Geleneksel değerlerin korunması ve moderniteye uyum sağlanması arasındaki gerilim de kültür savaşlarının önemli bir parçasıdır. Cinsiyet eşitliği, LGBT+ hakları, aile yapısı ve toplumsal cinsiyet rolleri gibi konular, geleneksel değerlere sahip olanlar ile modern değerleri savunanlar arasında sürekli çatışmaya yol açmaktadır. Bu çatışma, sosyal medyada, politik tartışmalarda ve hatta sokaklarda kendini göstermektedir. Örneğin, evlilik eşitliği tartışmaları, geleneksel aile yapısına karşı modern bir yaklaşımı temsil ederken, aynı zamanda toplumsal normların ve değerlerin değişimini göstermektedir.

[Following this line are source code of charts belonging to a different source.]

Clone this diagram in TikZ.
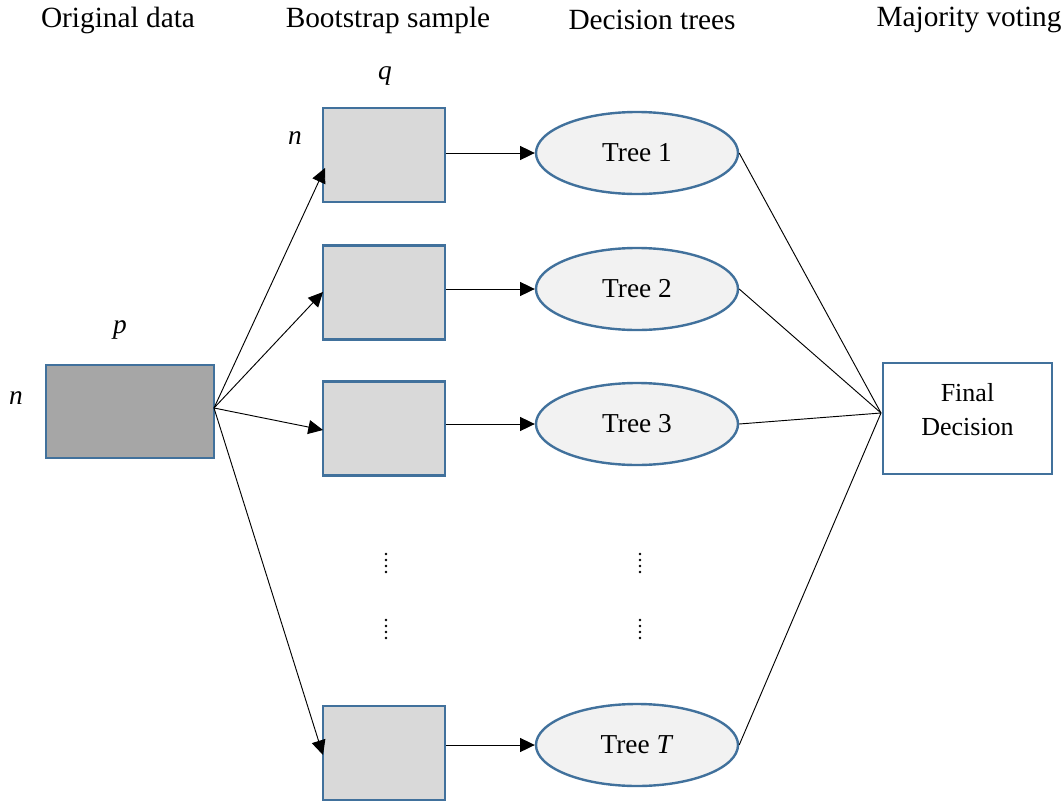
\documentclass[tikz,border=0pt]{standalone}
\usepackage{fontspec}
\setmainfont{Liberation Serif}
\usetikzlibrary{arrows.meta,shapes.geometric}
\definecolor{bord}{HTML}{41719C}
\definecolor{dark}{HTML}{A6A6A6}
\definecolor{light}{HTML}{D9D9D9}
\definecolor{pale}{HTML}{F2F2F2}
\begin{document}
\begin{tikzpicture}[x=0.75pt,y=-0.75pt,
  every node/.style={font=\fontsize{20.5}{26}\selectfont},
  head/.style={font=\fontsize{22}{26}\selectfont},
  databox/.style={draw=bord,line width=1.8pt,fill=dark,minimum width=126pt,minimum height=70pt,inner sep=0pt},
  sampbox/.style={draw=bord,line width=1.8pt,fill=light,minimum width=91.5pt,minimum height=70.5pt,inner sep=0pt},
  treenode/.style={draw=bord,line width=1.8pt,fill=pale,ellipse,minimum width=151.5pt,minimum height=61.5pt,inner sep=0pt},
  finalbox/.style={draw=bord,line width=1.8pt,fill=white,minimum width=126.75pt,minimum height=83.25pt,inner sep=0pt},
  fintext/.style={align=center,font=\fontsize{19.5}{26}\selectfont},
  arr/.style={-{Triangle[length=11pt,width=10.5pt]},line width=0.7pt},
  ln/.style={line width=0.7pt},
  dotm/.style={fill=black,circle,inner sep=0pt,minimum size=2.2pt}]
\useasboundingbox (0,0) rectangle (1064,803);
% headers
\node[head] (h1) at (118,20) {Original data};
\node[head] (h2) at (388,20) {Bootstrap sample};
\node[head] (h3) at (652,20) {Decision trees};
\node[head] (h4) at (969,20) {Majority voting};
% original data
\node[databox] (orig) at (130,411.5) {};
\node (p) at (120,330) {\itshape p};
\node (n0) at (16,398) {\itshape n};
% bootstrap boxes
\node[sampbox] (b1) at (384,155) {};
\node[sampbox] (b2) at (384,292.5) {};
\node[sampbox] (b3) at (384,428.5) {};
\node[sampbox] (bT) at (384,753) {};
\node (q) at (385,76) {\itshape q};
\node (n1) at (295,138) {\itshape n};
% trees
\node[treenode] (t1) at (637,153) {Tree 1};
\node[treenode] (t2) at (637,289) {Tree 2};
\node[treenode] (t3) at (637,424) {Tree 3};
\node[treenode] (tT) at (637,745) {Tree \textit{T}};
% final
\node[finalbox] (fin) at (967.5,418.5) {};
\node[fintext] (finlabel) at (967.5,409.5) {Final\\Decision};
% coordinates
\coordinate (src) at (214,408);
\coordinate (dst) at (881,413);
\coordinate (e1) at (325,168);
\coordinate (e2) at (323,292);
\coordinate (e3) at (323,430);
\coordinate (eT) at (323,755);
% arrows from original data
\draw[arr] (src) -- (e1);
\draw[arr] (src) -- (e2);
\draw[arr] (src) -- (e3);
\draw[arr] (src) -- (eT);
% arrows boxes to trees
\draw[arr] (b1.east |- t1.west) -- (t1.west);
\draw[arr] (b2.east |- t2.west) -- (t2.west);
\draw[arr] (b3.east |- t3.west) -- (t3.west);
\draw[arr] (bT.east |- tT.west) -- (tT.west);
% lines to final
\draw[ln] (t1.east) -- (dst);
\draw[ln] (t2.east) -- (dst);
\draw[ln] (t3.east) -- (dst);
\draw[ln] (tT.east) -- (dst);
% dots
\foreach \x in {386,640}{
  \foreach \y in {554,560,566,572,620,626,632,638}{
    \node[dotm] at (\x,\y) {};
  }
}
\end{tikzpicture}
\end{document}
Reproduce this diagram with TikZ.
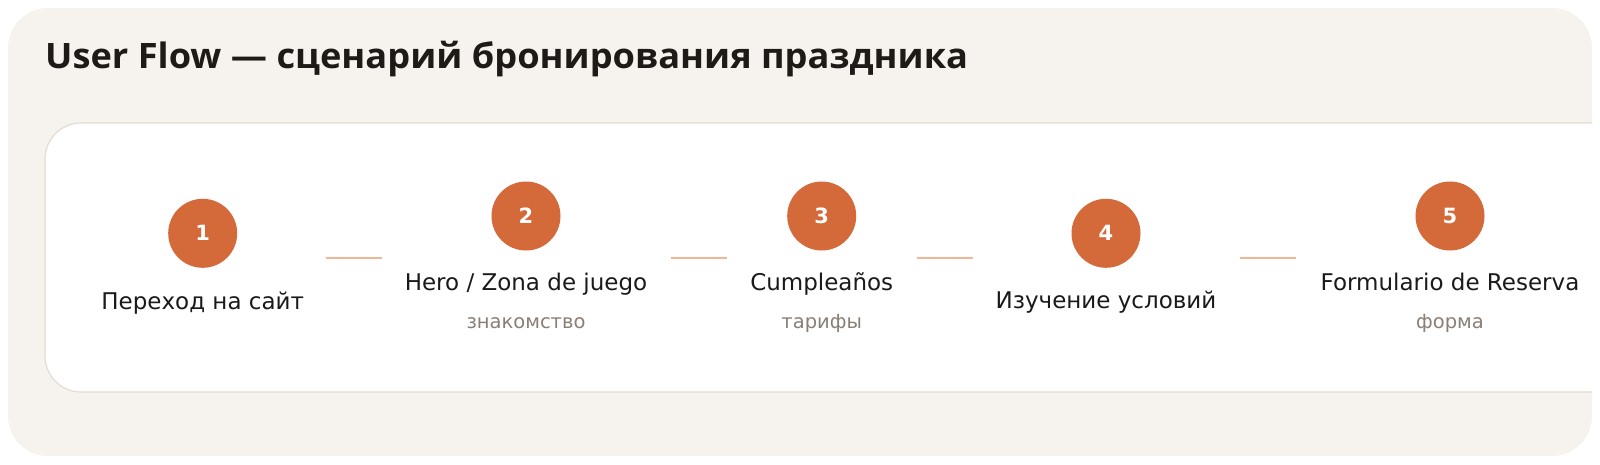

Kültür savaşları, sadece siyasi tartışmaların ötesinde, sanat, edebiyat, müzik ve sinema gibi alanları da etkilemektedir. Sanatçıların toplumsal meselelere yaklaşımı, eserlerindeki temalar ve bunların yorumlanması, kültür savaşlarının bir parçası haline gelmiştir. Sanatın, toplumsal tartışmalara katkı sağlaması ve toplumsal eleştiriyi dile getirmesi, bazen muhafazakar kesimlerin tepkilerine ve sansür girişimlerine neden olmaktadır.
Sonuç olarak, dünyanın gündemini belirleyen kültür savaşları, basit bir çatışma değil, toplumların kimliklerini, değerlerini ve geleceklerini yeniden tanımlama sürecinin bir yansımasıdır. Bu savaşın kazananı ya da kaybedeni yoktur; ancak, diyalog, anlayış ve karşılıklı saygı, bu çatışmayı daha az yıkıcı ve daha yapıcı hale getirmek için olmazsa olmazdır. Çünkü kültürel çeşitlilik, insanlığın en büyük zenginliklerinden biridir ve bu zenginliği korumak, tüm insanlığın sorumluluğudur. Kültür savaşlarının getirdiği zorluklar karşısında, toplumsal diyalog ve kültürel anlayışın güçlendirilmesi, gelecek nesiller için daha barışçıl ve uyumlu bir dünya kurmanın anahtarı olacaktır. Ancak bu, sadece tolerans göstermekten ibaret değildir; aynı zamanda farklı kültürlerin, inançların ve yaşam biçimlerinin birbirini zenginleştirdiğini anlamak ve karşılıklı saygı çerçevesinde bir arada yaşamayı öğrenmektir.